=== What the task requires ===
Extract every record, exactly as written, and ignore the pictures.

Charts and diagrams as code:
<<<<
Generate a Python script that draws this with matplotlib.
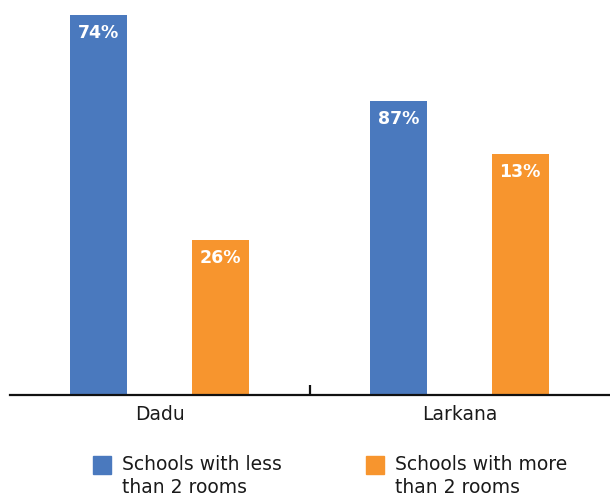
import numpy as np
import matplotlib
matplotlib.use('Agg')
import matplotlib.pyplot as plt
from matplotlib.patches import Rectangle

plt.rcParams['font.family'] = ['DejaVu Sans']

districts = ['Dadu', 'Larkana']
# bar heights as drawn (arbitrary units)
less_rooms = [380, 294]
more_rooms = [155, 241]
less_labels = ['74%', '87%']
more_labels = ['26%', '13%']
series_names = ['Schools with less\nthan 2 rooms', 'Schools with more\nthan 2 rooms']

blue = '#4A79BE'
orange = '#F7952E'

fig = plt.figure(figsize=(6.1, 4.95), dpi=100)
ax = fig.add_axes([10/610, 100/495, 600/610, 395/495])

x = np.arange(len(districts))
w = 0.19
b1 = ax.bar(x - 0.205, less_rooms, w, color=blue)
b2 = ax.bar(x + 0.2, more_rooms, w, color=orange)

for bars, labs in ((b1, less_labels), (b2, more_labels)):
    for r, lab in zip(bars, labs):
        ax.annotate(lab, (r.get_x() + r.get_width()/2, r.get_height()),
                    xytext=(0, -13), textcoords='offset points',
                    ha='center', va='center', color='white',
                    fontsize=12.5, fontweight='bold')

ax.set_xlim(-0.5, 1.5)
ax.set_ylim(0, 395)
for s in ['top', 'right', 'left']:
    ax.spines[s].set_visible(False)
ax.spines['bottom'].set_linewidth(1.6)
ax.spines['bottom'].set_color('#111111')
ax.set_yticks([])
ax.set_xticks([0.5])
ax.set_xticklabels([''])
ax.tick_params(axis='x', which='major', direction='in', length=7.5, width=1.6, color='#111111')
ax.set_xticks(x, minor=True)
ax.set_xticklabels(districts, minor=True, fontsize=13.5, color='#1a1a1a')
ax.tick_params(axis='x', which='minor', length=0, pad=7)

# legend drawn by hand so squares line up with the first text line
for i, (name, col) in enumerate(zip(series_names, [blue, orange])):
    x0 = [93, 366][i]
    fig.patches.append(Rectangle((x0/610, (495-474)/495), 18/610, 18/495,
                                 transform=fig.transFigure, color=col))
    fig.text((x0 + 29)/610, (495-455)/495, name, fontsize=13.5, color='#1a1a1a',
             ha='left', va='top', linespacing=1.25)

fig.savefig('out.png', dpi=100)
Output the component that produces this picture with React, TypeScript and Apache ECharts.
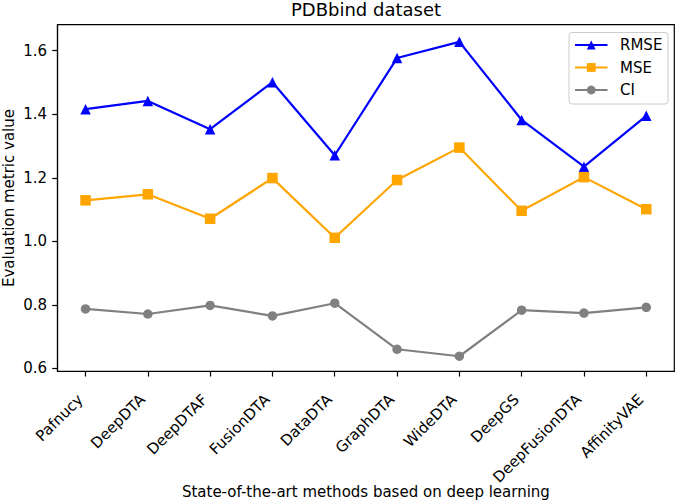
>>>>
=== Written answer ===
Generate a Python script that draws this with matplotlib.
import numpy as np
import matplotlib
matplotlib.use('Agg')
import matplotlib.pyplot as plt
from matplotlib.patches import Rectangle

plt.rcParams['font.family'] = ['DejaVu Sans']

districts = ['Dadu', 'Larkana']
# bar heights as drawn (arbitrary units)
less_rooms = [380, 294]
more_rooms = [155, 241]
less_labels = ['74%', '87%']
more_labels = ['26%', '13%']
series_names = ['Schools with less\nthan 2 rooms', 'Schools with more\nthan 2 rooms']

blue = '#4A79BE'
orange = '#F7952E'

fig = plt.figure(figsize=(6.1, 4.95), dpi=100)
ax = fig.add_axes([10/610, 100/495, 600/610, 395/495])

x = np.arange(len(districts))
w = 0.19
b1 = ax.bar(x - 0.205, less_rooms, w, color=blue)
b2 = ax.bar(x + 0.2, more_rooms, w, color=orange)

for bars, labs in ((b1, less_labels), (b2, more_labels)):
    for r, lab in zip(bars, labs):
        ax.annotate(lab, (r.get_x() + r.get_width()/2, r.get_height()),
                    xytext=(0, -13), textcoords='offset points',
                    ha='center', va='center', color='white',
                    fontsize=12.5, fontweight='bold')

ax.set_xlim(-0.5, 1.5)
ax.set_ylim(0, 395)
for s in ['top', 'right', 'left']:
    ax.spines[s].set_visible(False)
ax.spines['bottom'].set_linewidth(1.6)
ax.spines['bottom'].set_color('#111111')
ax.set_yticks([])
ax.set_xticks([0.5])
ax.set_xticklabels([''])
ax.tick_params(axis='x', which='major', direction='in', length=7.5, width=1.6, color='#111111')
ax.set_xticks(x, minor=True)
ax.set_xticklabels(districts, minor=True, fontsize=13.5, color='#1a1a1a')
ax.tick_params(axis='x', which='minor', length=0, pad=7)

# legend drawn by hand so squares line up with the first text line
for i, (name, col) in enumerate(zip(series_names, [blue, orange])):
    x0 = [93, 366][i]
    fig.patches.append(Rectangle((x0/610, (495-474)/495), 18/610, 18/495,
                                 transform=fig.transFigure, color=col))
    fig.text((x0 + 29)/610, (495-455)/495, name, fontsize=13.5, color='#1a1a1a',
             ha='left', va='top', linespacing=1.25)

fig.savefig('out.png', dpi=100)
Output the component that produces this picture with React, TypeScript and Apache ECharts.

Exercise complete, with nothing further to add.